### What you have to do
Set down each line of the data below exactly as it stands, dropping the pictures.
----------
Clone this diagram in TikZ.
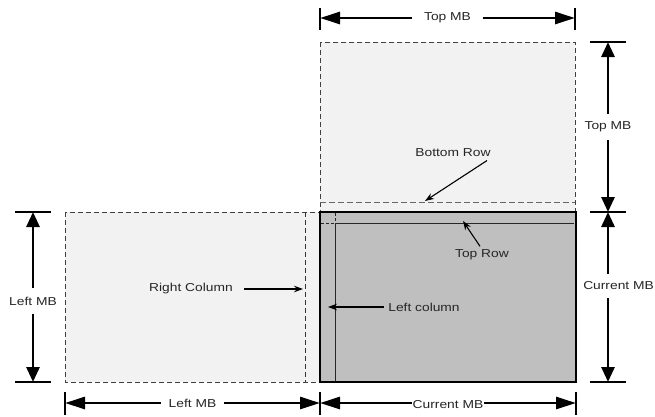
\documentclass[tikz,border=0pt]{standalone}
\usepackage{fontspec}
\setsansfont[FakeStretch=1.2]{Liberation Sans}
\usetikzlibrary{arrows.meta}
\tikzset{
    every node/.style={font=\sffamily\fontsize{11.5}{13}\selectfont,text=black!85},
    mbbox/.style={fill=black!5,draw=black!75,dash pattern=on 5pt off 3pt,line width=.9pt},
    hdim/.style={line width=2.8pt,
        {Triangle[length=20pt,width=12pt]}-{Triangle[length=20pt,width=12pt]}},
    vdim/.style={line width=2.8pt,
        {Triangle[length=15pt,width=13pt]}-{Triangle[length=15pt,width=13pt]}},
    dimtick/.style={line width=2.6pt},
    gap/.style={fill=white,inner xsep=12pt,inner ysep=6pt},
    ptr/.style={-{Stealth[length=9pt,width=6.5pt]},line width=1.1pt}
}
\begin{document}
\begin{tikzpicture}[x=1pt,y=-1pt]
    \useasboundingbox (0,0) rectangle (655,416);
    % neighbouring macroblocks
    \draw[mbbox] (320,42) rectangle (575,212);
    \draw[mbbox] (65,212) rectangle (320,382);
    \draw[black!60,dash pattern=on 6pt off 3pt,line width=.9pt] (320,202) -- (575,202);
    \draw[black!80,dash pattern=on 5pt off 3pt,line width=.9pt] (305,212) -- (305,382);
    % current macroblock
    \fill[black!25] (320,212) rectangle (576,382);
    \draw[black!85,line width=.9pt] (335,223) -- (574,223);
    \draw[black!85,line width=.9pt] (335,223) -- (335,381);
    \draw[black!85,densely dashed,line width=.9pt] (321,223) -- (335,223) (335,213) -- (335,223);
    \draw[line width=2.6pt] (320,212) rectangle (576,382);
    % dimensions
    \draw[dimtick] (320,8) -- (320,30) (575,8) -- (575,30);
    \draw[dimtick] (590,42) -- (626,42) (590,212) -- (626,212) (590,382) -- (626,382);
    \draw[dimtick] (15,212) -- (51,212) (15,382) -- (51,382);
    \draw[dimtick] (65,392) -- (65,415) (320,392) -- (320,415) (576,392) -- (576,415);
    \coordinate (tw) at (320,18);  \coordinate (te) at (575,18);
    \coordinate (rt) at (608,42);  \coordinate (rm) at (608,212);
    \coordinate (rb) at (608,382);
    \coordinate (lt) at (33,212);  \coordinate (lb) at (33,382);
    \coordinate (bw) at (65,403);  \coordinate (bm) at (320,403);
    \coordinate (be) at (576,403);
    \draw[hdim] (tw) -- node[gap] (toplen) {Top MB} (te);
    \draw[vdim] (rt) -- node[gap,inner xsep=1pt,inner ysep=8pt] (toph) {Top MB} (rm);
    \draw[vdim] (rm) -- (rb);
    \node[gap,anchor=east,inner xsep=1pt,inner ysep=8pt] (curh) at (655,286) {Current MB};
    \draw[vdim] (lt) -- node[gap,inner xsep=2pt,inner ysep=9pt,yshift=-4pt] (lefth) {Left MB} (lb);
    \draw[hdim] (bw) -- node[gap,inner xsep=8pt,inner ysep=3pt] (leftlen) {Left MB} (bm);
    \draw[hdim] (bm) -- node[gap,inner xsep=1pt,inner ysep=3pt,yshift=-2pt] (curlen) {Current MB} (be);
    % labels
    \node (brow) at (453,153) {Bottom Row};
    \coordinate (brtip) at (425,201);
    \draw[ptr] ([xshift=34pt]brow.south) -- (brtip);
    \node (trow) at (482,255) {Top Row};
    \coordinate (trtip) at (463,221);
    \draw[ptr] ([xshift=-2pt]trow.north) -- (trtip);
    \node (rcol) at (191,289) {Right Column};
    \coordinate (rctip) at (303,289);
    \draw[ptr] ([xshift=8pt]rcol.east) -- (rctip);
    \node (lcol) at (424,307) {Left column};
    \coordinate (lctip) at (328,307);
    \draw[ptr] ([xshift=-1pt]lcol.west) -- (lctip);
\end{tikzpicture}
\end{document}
----------
### Exercise answer
Clone this diagram in TikZ.
\documentclass[tikz,border=0pt]{standalone}
\usepackage{fontspec}
\setsansfont[FakeStretch=1.2]{Liberation Sans}
\usetikzlibrary{arrows.meta}
\tikzset{
    every node/.style={font=\sffamily\fontsize{11.5}{13}\selectfont,text=black!85},
    mbbox/.style={fill=black!5,draw=black!75,dash pattern=on 5pt off 3pt,line width=.9pt},
    hdim/.style={line width=2.8pt,
        {Triangle[length=20pt,width=12pt]}-{Triangle[length=20pt,width=12pt]}},
    vdim/.style={line width=2.8pt,
        {Triangle[length=15pt,width=13pt]}-{Triangle[length=15pt,width=13pt]}},
    dimtick/.style={line width=2.6pt},
    gap/.style={fill=white,inner xsep=12pt,inner ysep=6pt},
    ptr/.style={-{Stealth[length=9pt,width=6.5pt]},line width=1.1pt}
}
\begin{document}
\begin{tikzpicture}[x=1pt,y=-1pt]
    \useasboundingbox (0,0) rectangle (655,416);
    % neighbouring macroblocks
    \draw[mbbox] (320,42) rectangle (575,212);
    \draw[mbbox] (65,212) rectangle (320,382);
    \draw[black!60,dash pattern=on 6pt off 3pt,line width=.9pt] (320,202) -- (575,202);
    \draw[black!80,dash pattern=on 5pt off 3pt,line width=.9pt] (305,212) -- (305,382);
    % current macroblock
    \fill[black!25] (320,212) rectangle (576,382);
    \draw[black!85,line width=.9pt] (335,223) -- (574,223);
    \draw[black!85,line width=.9pt] (335,223) -- (335,381);
    \draw[black!85,densely dashed,line width=.9pt] (321,223) -- (335,223) (335,213) -- (335,223);
    \draw[line width=2.6pt] (320,212) rectangle (576,382);
    % dimensions
    \draw[dimtick] (320,8) -- (320,30) (575,8) -- (575,30);
    \draw[dimtick] (590,42) -- (626,42) (590,212) -- (626,212) (590,382) -- (626,382);
    \draw[dimtick] (15,212) -- (51,212) (15,382) -- (51,382);
    \draw[dimtick] (65,392) -- (65,415) (320,392) -- (320,415) (576,392) -- (576,415);
    \coordinate (tw) at (320,18);  \coordinate (te) at (575,18);
    \coordinate (rt) at (608,42);  \coordinate (rm) at (608,212);
    \coordinate (rb) at (608,382);
    \coordinate (lt) at (33,212);  \coordinate (lb) at (33,382);
    \coordinate (bw) at (65,403);  \coordinate (bm) at (320,403);
    \coordinate (be) at (576,403);
    \draw[hdim] (tw) -- node[gap] (toplen) {Top MB} (te);
    \draw[vdim] (rt) -- node[gap,inner xsep=1pt,inner ysep=8pt] (toph) {Top MB} (rm);
    \draw[vdim] (rm) -- (rb);
    \node[gap,anchor=east,inner xsep=1pt,inner ysep=8pt] (curh) at (655,286) {Current MB};
    \draw[vdim] (lt) -- node[gap,inner xsep=2pt,inner ysep=9pt,yshift=-4pt] (lefth) {Left MB} (lb);
    \draw[hdim] (bw) -- node[gap,inner xsep=8pt,inner ysep=3pt] (leftlen) {Left MB} (bm);
    \draw[hdim] (bm) -- node[gap,inner xsep=1pt,inner ysep=3pt,yshift=-2pt] (curlen) {Current MB} (be);
    % labels
    \node (brow) at (453,153) {Bottom Row};
    \coordinate (brtip) at (425,201);
    \draw[ptr] ([xshift=34pt]brow.south) -- (brtip);
    \node (trow) at (482,255) {Top Row};
    \coordinate (trtip) at (463,221);
    \draw[ptr] ([xshift=-2pt]trow.north) -- (trtip);
    \node (rcol) at (191,289) {Right Column};
    \coordinate (rctip) at (303,289);
    \draw[ptr] ([xshift=8pt]rcol.east) -- (rctip);
    \node (lcol) at (424,307) {Left column};
    \coordinate (lctip) at (328,307);
    \draw[ptr] ([xshift=-1pt]lcol.west) -- (lctip);
\end{tikzpicture}
\end{document}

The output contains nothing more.